Attorney General Luther Strange is seeking to accelerate the pace of death penalty appeals in Alabama, noting decades can go by before inmates see the execution chamber.

Doster

Doster

Strange said a bill to streamline the death penalty appeals process will be a top priority for him in the upcoming legislative session.

“It shouldn’t take decades through the appeals process to get justice for families,” Strange said in an interview.

Currently, Covington County has two inmates on death row – Oscar Roy Doster and Bobby O’Lee Phillips. The men were sentenced to death in the shooting death of Gantt resident Paul LeMaster after the two escaped from the Covington County Jail in 2002.

The attorney general said death penalty appeals in Alabama currently “seem endless with excessive delays that serve only to prolong pain and postpone justice for the victims of these heinous crimes.”

Strange announced his legislative agenda Wednesday in a series of press conferences around the state.

He is also backing proposals that would make it a capital offense to kill someone at a school or day care and also to give state law enforcement the power to do wiretaps during murder, drug and other certain investigations.

Currently, a person given the death penalty has a series of direct appeals, first to the Alabama Court of Criminal Appeals, and then to the Alabama Supreme Court and the U.S. Supreme Court.

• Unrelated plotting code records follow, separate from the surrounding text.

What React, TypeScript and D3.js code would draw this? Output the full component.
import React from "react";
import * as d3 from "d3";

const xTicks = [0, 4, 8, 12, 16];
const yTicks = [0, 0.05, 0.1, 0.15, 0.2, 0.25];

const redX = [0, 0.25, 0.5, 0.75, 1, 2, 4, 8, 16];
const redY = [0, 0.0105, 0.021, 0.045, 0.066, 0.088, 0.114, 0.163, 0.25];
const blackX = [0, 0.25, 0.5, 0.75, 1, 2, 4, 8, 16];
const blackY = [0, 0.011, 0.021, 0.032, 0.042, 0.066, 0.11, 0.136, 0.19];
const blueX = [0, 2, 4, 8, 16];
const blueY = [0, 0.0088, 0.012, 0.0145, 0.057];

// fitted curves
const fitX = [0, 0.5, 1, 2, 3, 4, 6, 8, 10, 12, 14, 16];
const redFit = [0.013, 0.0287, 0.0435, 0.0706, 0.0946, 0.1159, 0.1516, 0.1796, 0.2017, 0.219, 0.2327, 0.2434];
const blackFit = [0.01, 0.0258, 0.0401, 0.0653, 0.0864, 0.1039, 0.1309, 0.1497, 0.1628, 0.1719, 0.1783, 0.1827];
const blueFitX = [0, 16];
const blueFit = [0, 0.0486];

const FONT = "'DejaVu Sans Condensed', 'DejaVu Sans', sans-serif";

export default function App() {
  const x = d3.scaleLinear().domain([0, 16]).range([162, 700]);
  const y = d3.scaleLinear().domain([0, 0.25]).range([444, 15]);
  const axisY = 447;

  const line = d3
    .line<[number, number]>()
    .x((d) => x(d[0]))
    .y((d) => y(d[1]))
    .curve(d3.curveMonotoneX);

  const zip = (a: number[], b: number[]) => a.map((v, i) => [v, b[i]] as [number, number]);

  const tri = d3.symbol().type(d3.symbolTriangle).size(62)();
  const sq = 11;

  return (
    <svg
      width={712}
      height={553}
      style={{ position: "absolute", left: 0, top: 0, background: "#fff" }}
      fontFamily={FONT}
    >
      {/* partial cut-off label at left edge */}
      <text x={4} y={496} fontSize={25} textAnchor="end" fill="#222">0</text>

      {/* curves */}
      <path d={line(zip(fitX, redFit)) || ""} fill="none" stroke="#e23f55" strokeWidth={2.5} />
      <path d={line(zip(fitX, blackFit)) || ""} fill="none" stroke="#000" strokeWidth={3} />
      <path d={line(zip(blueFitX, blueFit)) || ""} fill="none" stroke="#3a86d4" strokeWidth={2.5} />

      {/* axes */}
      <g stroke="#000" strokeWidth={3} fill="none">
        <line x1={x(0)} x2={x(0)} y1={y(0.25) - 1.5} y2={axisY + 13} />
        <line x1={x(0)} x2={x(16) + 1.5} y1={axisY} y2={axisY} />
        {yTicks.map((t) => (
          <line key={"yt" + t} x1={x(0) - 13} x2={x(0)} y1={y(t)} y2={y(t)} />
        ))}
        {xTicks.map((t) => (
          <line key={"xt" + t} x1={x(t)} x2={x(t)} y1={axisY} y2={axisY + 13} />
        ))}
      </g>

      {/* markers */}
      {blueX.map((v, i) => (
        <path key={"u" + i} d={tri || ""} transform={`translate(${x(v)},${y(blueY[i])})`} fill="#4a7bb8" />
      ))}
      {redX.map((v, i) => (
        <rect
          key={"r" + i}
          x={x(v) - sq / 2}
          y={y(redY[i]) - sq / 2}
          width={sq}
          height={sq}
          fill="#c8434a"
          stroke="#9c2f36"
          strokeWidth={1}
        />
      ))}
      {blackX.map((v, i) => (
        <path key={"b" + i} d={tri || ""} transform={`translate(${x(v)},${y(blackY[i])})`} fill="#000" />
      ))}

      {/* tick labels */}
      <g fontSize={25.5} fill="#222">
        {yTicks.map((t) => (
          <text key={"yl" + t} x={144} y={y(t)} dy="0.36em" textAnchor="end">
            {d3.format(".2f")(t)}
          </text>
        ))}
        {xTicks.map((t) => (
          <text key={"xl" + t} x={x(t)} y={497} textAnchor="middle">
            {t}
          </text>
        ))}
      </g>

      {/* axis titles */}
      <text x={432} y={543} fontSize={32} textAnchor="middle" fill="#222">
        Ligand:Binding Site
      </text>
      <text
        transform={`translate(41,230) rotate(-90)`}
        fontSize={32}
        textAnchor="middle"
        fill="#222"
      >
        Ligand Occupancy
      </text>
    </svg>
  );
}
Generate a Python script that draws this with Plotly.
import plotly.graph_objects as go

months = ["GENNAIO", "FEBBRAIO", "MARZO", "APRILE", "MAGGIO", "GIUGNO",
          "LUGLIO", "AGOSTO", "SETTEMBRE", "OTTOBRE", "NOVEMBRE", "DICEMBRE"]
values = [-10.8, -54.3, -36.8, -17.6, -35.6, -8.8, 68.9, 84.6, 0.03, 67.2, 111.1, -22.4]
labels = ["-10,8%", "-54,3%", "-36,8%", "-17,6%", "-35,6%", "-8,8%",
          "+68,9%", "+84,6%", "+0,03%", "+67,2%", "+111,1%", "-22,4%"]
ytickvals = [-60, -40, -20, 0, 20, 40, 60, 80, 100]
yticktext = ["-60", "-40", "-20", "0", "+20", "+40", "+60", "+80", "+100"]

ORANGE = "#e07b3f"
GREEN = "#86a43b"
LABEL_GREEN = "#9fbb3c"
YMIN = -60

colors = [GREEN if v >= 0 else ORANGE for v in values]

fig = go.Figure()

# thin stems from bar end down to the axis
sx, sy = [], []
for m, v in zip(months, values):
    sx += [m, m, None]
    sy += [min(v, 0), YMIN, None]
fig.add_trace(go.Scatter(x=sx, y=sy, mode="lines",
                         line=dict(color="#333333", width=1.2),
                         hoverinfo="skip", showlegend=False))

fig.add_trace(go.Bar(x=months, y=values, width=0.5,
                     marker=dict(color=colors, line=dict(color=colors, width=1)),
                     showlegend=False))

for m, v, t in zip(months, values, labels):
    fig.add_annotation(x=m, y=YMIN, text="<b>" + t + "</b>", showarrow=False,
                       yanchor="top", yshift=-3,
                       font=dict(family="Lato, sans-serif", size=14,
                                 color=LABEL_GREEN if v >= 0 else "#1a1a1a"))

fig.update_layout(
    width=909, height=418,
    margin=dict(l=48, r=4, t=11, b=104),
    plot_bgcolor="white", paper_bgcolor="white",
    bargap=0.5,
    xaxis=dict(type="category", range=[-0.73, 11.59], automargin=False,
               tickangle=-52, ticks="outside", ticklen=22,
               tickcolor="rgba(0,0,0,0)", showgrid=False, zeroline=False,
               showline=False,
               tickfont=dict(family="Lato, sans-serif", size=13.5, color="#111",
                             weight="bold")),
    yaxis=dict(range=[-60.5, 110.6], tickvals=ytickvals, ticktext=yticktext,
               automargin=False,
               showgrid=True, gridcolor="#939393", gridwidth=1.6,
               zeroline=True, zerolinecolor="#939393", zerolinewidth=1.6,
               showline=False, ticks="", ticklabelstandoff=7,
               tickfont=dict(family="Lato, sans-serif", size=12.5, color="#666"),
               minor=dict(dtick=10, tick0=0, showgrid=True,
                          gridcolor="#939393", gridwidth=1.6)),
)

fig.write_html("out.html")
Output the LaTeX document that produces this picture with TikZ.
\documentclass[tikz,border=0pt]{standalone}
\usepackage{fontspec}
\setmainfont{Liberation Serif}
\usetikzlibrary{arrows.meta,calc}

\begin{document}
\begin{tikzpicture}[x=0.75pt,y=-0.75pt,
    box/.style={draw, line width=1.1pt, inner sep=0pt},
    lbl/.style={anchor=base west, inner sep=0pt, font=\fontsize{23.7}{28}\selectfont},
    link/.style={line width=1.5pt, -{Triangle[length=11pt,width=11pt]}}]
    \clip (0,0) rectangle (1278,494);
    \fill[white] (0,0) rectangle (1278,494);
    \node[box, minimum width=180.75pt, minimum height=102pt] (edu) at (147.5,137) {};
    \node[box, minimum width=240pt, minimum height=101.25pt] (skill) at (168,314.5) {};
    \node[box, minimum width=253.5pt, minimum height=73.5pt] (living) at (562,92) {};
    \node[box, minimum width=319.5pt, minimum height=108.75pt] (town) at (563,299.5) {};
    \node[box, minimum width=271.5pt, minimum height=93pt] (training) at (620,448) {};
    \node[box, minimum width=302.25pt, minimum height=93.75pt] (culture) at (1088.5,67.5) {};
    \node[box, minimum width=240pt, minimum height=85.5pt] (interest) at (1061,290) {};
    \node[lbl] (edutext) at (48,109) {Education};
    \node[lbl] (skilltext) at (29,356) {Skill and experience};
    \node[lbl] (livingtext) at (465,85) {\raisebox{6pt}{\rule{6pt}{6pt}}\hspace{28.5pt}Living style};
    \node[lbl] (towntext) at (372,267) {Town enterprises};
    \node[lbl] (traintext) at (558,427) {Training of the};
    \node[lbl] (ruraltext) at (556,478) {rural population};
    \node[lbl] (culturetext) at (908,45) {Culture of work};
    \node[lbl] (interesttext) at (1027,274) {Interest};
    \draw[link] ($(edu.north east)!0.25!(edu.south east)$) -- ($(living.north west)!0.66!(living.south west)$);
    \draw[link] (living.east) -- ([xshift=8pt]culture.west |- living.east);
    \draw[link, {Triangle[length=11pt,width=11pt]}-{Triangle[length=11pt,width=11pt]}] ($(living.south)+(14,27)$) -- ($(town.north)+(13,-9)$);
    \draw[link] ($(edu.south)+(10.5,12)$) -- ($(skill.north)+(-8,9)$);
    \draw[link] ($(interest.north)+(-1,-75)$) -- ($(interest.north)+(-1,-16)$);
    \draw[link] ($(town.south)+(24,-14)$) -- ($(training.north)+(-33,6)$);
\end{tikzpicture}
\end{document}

After those are complete, the defendant can begin Rule 32 appeals, post-conviction appeals that look at other issues such as the trial lawyer’s competence.

The proposed legislation, dubbed The Fair Justice Act, would run both sets of appeals simultaneously. Capital defendants would be required to file Rule 32 petitions within 180 days of filing their first direct appeal.

Phillips

Phillips

Strange said the proposal is similar to what Texas and Virginia have done.

The average stay on the state’s death row has been nearly 16 years since the U.S reinstated the death penalty. However, the time between sentencing and execution is expected to increase since the inmates currently on death row have already been there an average of 13 years.

The legislation is backed by district attorneys across the state, and Strange said the expedited process would not infringe on defendants’ rights.

“You get the same level of appeals, but you do them on a dual track,” Strange said. The defendant would still have a round of federal appeals, he said.

But the proposal is expected to draw opposition from death penalty opponents and others who say it will get quicker executions but not necessarily better justice.

The 2014 legislative session begins as Strange is seeking a second term as attorney general. The session begins Jan. 14.